I like words, and I don’t have a vernacular for the discussion of music that extends beyond making impressions of sounds, which I can’t convey in writing in to any great effect, so let’s look, together, at the second verse, which begins with an augmented key shift and the words “I’m young, I know”
(I’d like to congratulate Lyrics Freak for almost accurately laying out the lyrics. Most sites try to print them like a sonic translation, overuse of the return key. Idiots)
“I’m young, I know, but even so
I know a thing or two, and I learned from you
I really learned a lot, really learned a lot
Love is like a stove, it burns you when it’s hot”

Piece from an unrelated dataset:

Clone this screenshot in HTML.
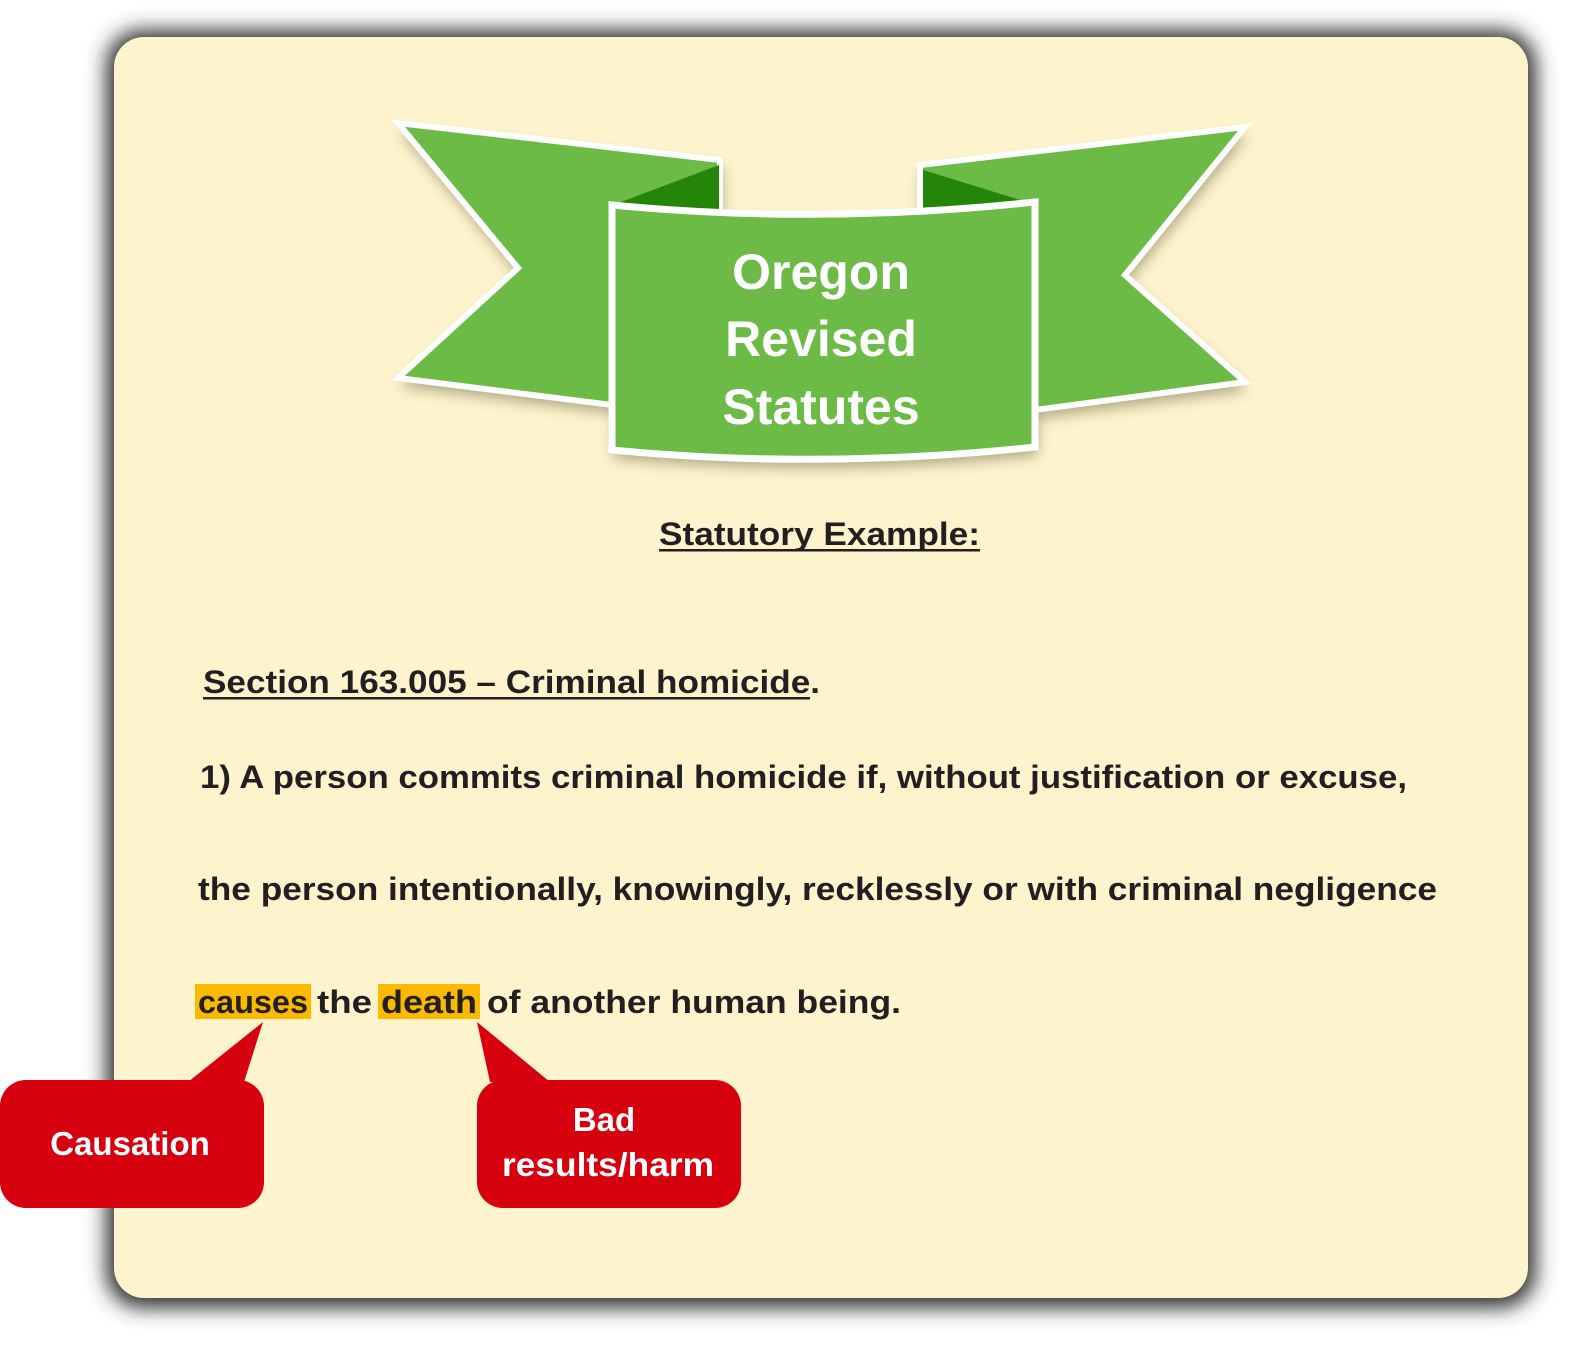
<!DOCTYPE html>
<html><head><meta charset="utf-8"><style>
html,body{margin:0;padding:0;background:#fff;}
svg{display:block}
text{font-family:"Liberation Sans",sans-serif;font-weight:bold;}
</style></head><body>
<svg width="1578" height="1346" viewBox="0 0 1578 1346">
<defs>
<filter id="sh" x="-10%" y="-10%" width="120%" height="120%"><feGaussianBlur stdDeviation="10"/></filter>
<filter id="bsh" x="-10%" y="-10%" width="120%" height="130%"><feGaussianBlur stdDeviation="7"/></filter>
</defs>
<rect x="106" y="30" width="1430" height="1278" rx="36" fill="#333" filter="url(#sh)"/>
<rect x="114" y="37" width="1414" height="1261" rx="30" fill="#fdf3cd"/>

<g>
<g filter="url(#bsh)" fill="#8a8560" opacity="0.7" transform="translate(2,8)">
<polygon points="398,123 720,160 720,300 612,405 398,378 518,268"/>
<polygon points="1245,127 920,165 920,300 1035,410 1245,382 1125,275"/>
<path d="M612,205 Q820,225 1035,202 L1035,447 Q820,470 612,450 Z"/>
</g>
<polygon points="398,123 720,160 720,300 612,405 398,378 518,268" fill="#6dbb47" stroke="#fff" stroke-width="6" stroke-linejoin="miter"/>
<polygon points="1245,127 920,165 920,300 1035,410 1245,382 1125,275" fill="#6dbb47" stroke="#fff" stroke-width="6"/>
<polygon points="613,205 719,165 719,212" fill="#248508"/>
<polygon points="923,170 1033,204 923,212" fill="#248508"/>
<path d="M612,205 Q820,225 1035,202 L1035,447 Q820,470 612,450 Z" fill="#6dbb47" stroke="#fff" stroke-width="7"/>
<text x="821" y="289" font-size="50" fill="#fff" text-anchor="middle">Oregon</text>
<text x="821" y="356" font-size="50" fill="#fff" text-anchor="middle">Revised</text>
<text x="821" y="424" font-size="50" fill="#fff" text-anchor="middle">Statutes</text>
</g>

<text x="659" y="545" font-size="32" fill="#231f20" textLength="321" lengthAdjust="spacingAndGlyphs">Statutory Example:</text>
<rect x="659" y="549" width="321" height="2.5" fill="#231f20"/>

<text x="203" y="693" font-size="32" fill="#231f20" textLength="617" lengthAdjust="spacingAndGlyphs">Section 163.005 – Criminal homicide.</text>
<rect x="203" y="697" width="607" height="2.5" fill="#231f20"/>

<text x="200" y="788" font-size="32" fill="#231f20" textLength="1207" lengthAdjust="spacingAndGlyphs">1) A person commits criminal homicide if, without justification or excuse,</text>
<text x="198" y="900" font-size="32" fill="#231f20" textLength="1239" lengthAdjust="spacingAndGlyphs">the person intentionally, knowingly, recklessly or with criminal negligence</text>

<rect x="195" y="984" width="116" height="35" fill="#fbb900"/>
<rect x="378" y="984" width="102" height="35" fill="#fbb900"/>
<text x="198" y="1013" font-size="32" fill="#231f20" textLength="110" lengthAdjust="spacingAndGlyphs">causes</text>
<text x="317" y="1013" font-size="32" fill="#231f20" textLength="55" lengthAdjust="spacingAndGlyphs">the</text>
<text x="381" y="1013" font-size="32" fill="#231f20" textLength="96" lengthAdjust="spacingAndGlyphs">death</text>
<text x="487" y="1013" font-size="32" fill="#231f20" textLength="414" lengthAdjust="spacingAndGlyphs">of another human being.</text>

<g>
<polygon points="188,1082 244,1082 263,1022" fill="#d7000f"/>
<rect x="0" y="1080" width="264" height="128" rx="26" fill="#d7000f"/>
<text x="130" y="1155" font-size="33" fill="#fff" text-anchor="middle">Causation</text>
</g>
<g>
<polygon points="477,1022 490,1082 550,1082" fill="#d7000f"/>
<rect x="477" y="1080" width="264" height="128" rx="26" fill="#d7000f"/>
<text x="604" y="1131" font-size="33" fill="#fff" text-anchor="middle">Bad</text>
<text x="608" y="1176" font-size="33" fill="#fff" text-anchor="middle" textLength="212" lengthAdjust="spacingAndGlyphs">results/harm</text>
</g>
</svg>
</body></html>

I AM young, I know, but here the magic is not in this coincidence, but in the coupling of “love” and “stove”. It’s poetry. No, they are not pronounced in the same way by Orbison, “luv is like a stove”, they retain their usual oral separateness according to most English speakers after the 1930s, but I’d like to think that Yeats may have read it a rhyme, back when ‘love’ was so assonantly close to ‘loathe’.
I’m also completely beguiled by this, which I’m going to call ‘the refrain’, being not at all confident that it is one of those:
“Some fools think of happiness
Blissfulness, togetherness
Some fools fool themselves I guess
They’re not foolin’ me”
The repetition of “ess” overlapped by variations on the “fool” verb is exquisite. And “fools fool themselves I guess” is almost too much, but you’re carried off by Orbison’s crying, “me”.
The song’s physicality, its “scars”, “mars”, “burns” are all injury of an intimate, subtle, and yet, permanent nature. The most obvious antonym would, I suppose, be Miley Cyrus’ “Wrecking Ball” which, I have no doubt, is working for a lot of girls going through explosive, demolishing break-ups at the moment – maybe they’ll be embarrassed later, and maybe they should be now, and maybe they shouldn’t be? I can’t weigh-in on that.
I like “Love Hurts”, but I think I’m a total cornball, and love is cornball anyhow. And it doesn’t hurt me to say that, despite whatever remedy works for you, wallowing in a mid-tempo country song, helped me stabilise somewhat. Until the next thing, anyway.